The general issue of katabatic wind-driven exchange in fjords is considered using an idealized numerical model, theory, and observations. Two regimes are identified. For fjords narrower than a viscous boundary layer width, the exchange is limited by a balance between wind and friction in lateral boundary layers. For the nonlinear viscous parameterization used here, this boundary layer thickness depends on the properties of the fjord, such as stratification and length, as well as on the wind stress and numerical parameters such as grid spacing and an empirical constant. For wider fjords typical of east Greenland, the balance is primarily between wind, the along-fjord pressure gradient, and acceleration, in general agreement with previous two-layer nonrotating theories. It is expected that O(10%) of the surface layer will be flushed out of the fjord by a single wind event. Application of the idealized model to a typical katabatic wind event produces outflowing velocities that are in general agreement with observations in Sermilik Fjord, a large glacial fjord in southeast Greenland. The presence of a sill has only a minor influence on the exchange until the sill penetrates over most of the lower layer thickness, in which cases the exchange is reduced.

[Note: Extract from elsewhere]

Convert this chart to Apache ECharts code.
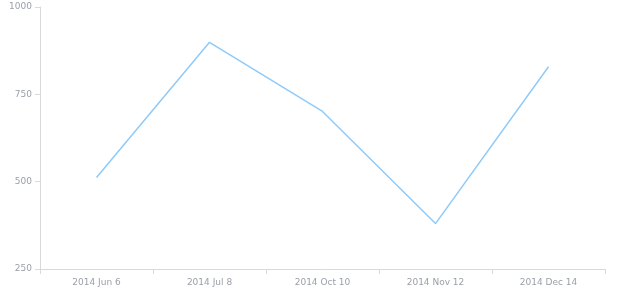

It is concluded that the multiple katabatic wind events per winter that are experienced by the fjords along east Greenland represent an important mechanism of exchange between the fjord and shelf, with implications for the renewal of warm, salty waters at depth and for the export of glacial freshwater in the upper layer. Plain Language Summary Fjords represent an important connection between tidewater glaciers and the shelf ocean. Relatively warm waters from the ocean can melt the glaciers, leading to a loss of glacier mass and an introduction of fresh water to the ocean. We focus here on the influence of katabatic winds, events characterized by strong winds directed down the glacier towards the open ocean, on the exchange of water between the fjord and shelf. Theoretical considerations, computer models, and direct ocean observations in Sermilik Fjord along east Greenland support the conclusion that individual katabatic wind events can result in an exchange of approximately 10% of the fjord water mass. The multiple katabatic events that occur each year thus represent an important mechanism of exchange between the fjords of Greenland and the adjacent shelf.